A very interesting recent piece I found almost at random on the nature of Dostoyevsky's epilepsy.
I had known that he was believed to be epileptic, but I didn't know that the condition was self-diagnosed. Relatively little was understood about the condition in the 19th Century, causing Freud to disbelieve the diagnosis on the grounds that it was found only among the mentally feeble. He thought the condition was a straight case of hysteria. Yes, but then he always believed that...
On the basis of recent comments, it seems the consensus is that it was in fact temporal-lobe epilepsy. He described his seizures in such great detail both in his correspondence and in the mouths of his characters, that modern researchers have a remarkably complete account of his condition.
His auras were ecstatic in nature. The sensation was so powerful, that:
“For several moments,” he said, “I would experience such joy as would be inconceivable in ordinary life - such joy that no one else could have any notion of.

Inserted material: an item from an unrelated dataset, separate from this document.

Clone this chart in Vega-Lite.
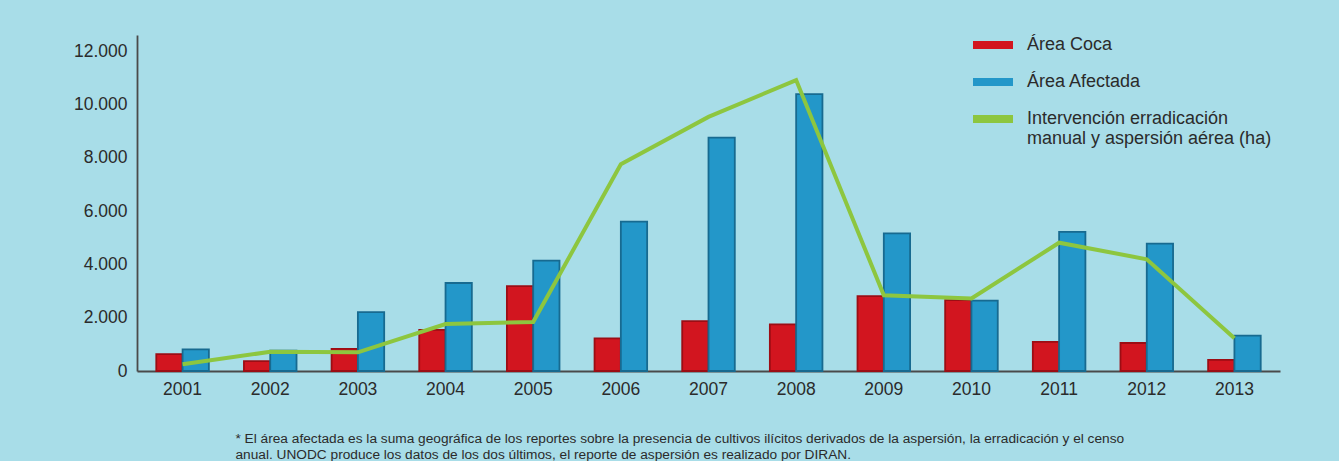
{
  "$schema": "https://vega.github.io/schema/vega-lite/v6.json",
  "autosize": {"type": "none"},
  "width": 1143,
  "height": 336,
  "padding": {"left": 137, "top": 35, "right": 59, "bottom": 90},
  "background": "#a8dde8",
  "config": {
    "view": {"stroke": null},
    "font": "Liberation Sans",
    "axis": {"grid": false, "ticks": false, "domainColor": "#4a4a4a", "domainWidth": 1.8, "labelColor": "#2b2b2b", "labelFontSize": 17.5, "labelFont": "Liberation Sans", "title": null}
  },
  "title": {
    "text": ["* El área afectada es la suma geográfica de los reportes sobre la presencia de cultivos ilícitos derivados de la aspersión, la erradicación y el censo", "anual. UNODC produce los datos de los dos últimos, el reporte de aspersión es realizado por DIRAN."],
    "orient": "bottom",
    "anchor": "start",
    "dx": 162,
    "offset": 34,
    "fontSize": 13.7,
    "fontWeight": "normal",
    "lineHeight": 16,
    "color": "#2b2b2b",
    "font": "Liberation Sans"
  },
  "datasets": {
    "barras": [
      {"anio": "2001", "serie": "Área Coca", "valor": 630},
      {"anio": "2002", "serie": "Área Coca", "valor": 370},
      {"anio": "2003", "serie": "Área Coca", "valor": 830},
      {"anio": "2004", "serie": "Área Coca", "valor": 1540},
      {"anio": "2005", "serie": "Área Coca", "valor": 3180},
      {"anio": "2006", "serie": "Área Coca", "valor": 1220},
      {"anio": "2007", "serie": "Área Coca", "valor": 1870},
      {"anio": "2008", "serie": "Área Coca", "valor": 1750},
      {"anio": "2009", "serie": "Área Coca", "valor": 2810},
      {"anio": "2010", "serie": "Área Coca", "valor": 2660},
      {"anio": "2011", "serie": "Área Coca", "valor": 1090},
      {"anio": "2012", "serie": "Área Coca", "valor": 1050},
      {"anio": "2013", "serie": "Área Coca", "valor": 420},
      {"anio": "2001", "serie": "Área Afectada", "valor": 810},
      {"anio": "2002", "serie": "Área Afectada", "valor": 760},
      {"anio": "2003", "serie": "Área Afectada", "valor": 2210},
      {"anio": "2004", "serie": "Área Afectada", "valor": 3300},
      {"anio": "2005", "serie": "Área Afectada", "valor": 4140},
      {"anio": "2006", "serie": "Área Afectada", "valor": 5600},
      {"anio": "2007", "serie": "Área Afectada", "valor": 8750},
      {"anio": "2008", "serie": "Área Afectada", "valor": 10380},
      {"anio": "2009", "serie": "Área Afectada", "valor": 5160},
      {"anio": "2010", "serie": "Área Afectada", "valor": 2640},
      {"anio": "2011", "serie": "Área Afectada", "valor": 5220},
      {"anio": "2012", "serie": "Área Afectada", "valor": 4780},
      {"anio": "2013", "serie": "Área Afectada", "valor": 1330}
    ],
    "linea": [
      {"anio": "2001", "serie": "Intervención", "valor": 250},
      {"anio": "2002", "serie": "Intervención", "valor": 720},
      {"anio": "2003", "serie": "Intervención", "valor": 700},
      {"anio": "2004", "serie": "Intervención", "valor": 1760},
      {"anio": "2005", "serie": "Intervención", "valor": 1840},
      {"anio": "2006", "serie": "Intervención", "valor": 7750},
      {"anio": "2007", "serie": "Intervención", "valor": 9530},
      {"anio": "2008", "serie": "Intervención", "valor": 10910},
      {"anio": "2009", "serie": "Intervención", "valor": 2840},
      {"anio": "2010", "serie": "Intervención", "valor": 2720},
      {"anio": "2011", "serie": "Intervención", "valor": 4810},
      {"anio": "2012", "serie": "Intervención", "valor": 4190},
      {"anio": "2013", "serie": "Intervención", "valor": 1230}
    ]
  },
  "encoding": {
    "x": {"field": "anio", "type": "nominal", "sort": null, "scale": {"paddingInner": 0.4, "paddingOuter": 0.22}, "axis": {"labelAngle": 0, "labelPadding": 9}},
    "y": {"field": "valor", "type": "quantitative", "scale": {"domain": [0, 12600], "nice": false}, "axis": {"values": [0, 2000, 4000, 6000, 8000, 10000, 12000], "labelPadding": 10, "labelExpr": "replace(format(datum.value, ','), ',', '.')"}}
  },
  "layer": [
    {
      "data": {"name": "barras"},
      "mark": {"type": "bar", "strokeWidth": 1.8},
      "encoding": {
        "xOffset": {"field": "serie", "type": "nominal", "sort": ["Área Coca", "Área Afectada"], "scale": {"paddingInner": 0, "paddingOuter": 0}},
        "color": {
          "field": "serie", "type": "nominal",
          "scale": {"domain": ["Área Coca", "Área Afectada", "Intervención"], "range": ["#d2151f", "#2397c9", "#8dc63f"]},
          "legend": {
            "title": null, "orient": "none", "legendX": 846, "legendY": 0, "padding": 0,
            "symbolType": "M-2,-0.4H2V0.4H-2Z", "symbolSize": 400, "symbolStrokeWidth": 0,
            "labelFontSize": 18, "labelColor": "#2b2b2b", "labelFont": "Liberation Sans", "labelOffset": 24, "rowPadding": 18, "labelLimit": 400,
            "labelExpr": "datum.label == 'Intervención' ? ['Intervención erradicación', 'manual y aspersión aérea (ha)'] : datum.label",
            "encode": {
              "symbols": {"update": {"fill": {"scale": "color", "field": "value"}, "stroke": {"value": "transparent"}, "opacity": {"value": 1}}},
              "labels": {"update": {"lineHeight": {"value": 29}}}
            }
          }
        },
        "stroke": {"condition": {"test": "datum.serie == 'Área Coca'", "value": "#9c0d14"}, "value": "#176a90"}
      }
    },
    {
      "data": {"name": "linea"},
      "mark": {"type": "line", "strokeWidth": 4},
      "encoding": {
        "color": {"field": "serie", "type": "nominal"}
      }
    }
  ]
}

I would feel the most complete harmony in myself and in the whole world and this feeling was so strong and sweet that for a few seconds of such bliss I would give ten or more years of my life, even my whole life perhaps.”
The author (I can't find a name attached to this piece), conjectures a connection between the nature of Dostoyevsky's ecstatic states and his religiosity, his pervasive sense of guilt, his feeling of dread.
Because of his epilepsy, Dostoyevsky was, to borrow the title of his second novel, a “double man”; a rational, exalted being on the one hand, and, because of his illness, a mystical and base creature on the other. It seems that as his life progressed, and his epilepsy became more severe, the latter persona prevailed, as evidenced by the increasingly mystical nature of the work produced later in his life.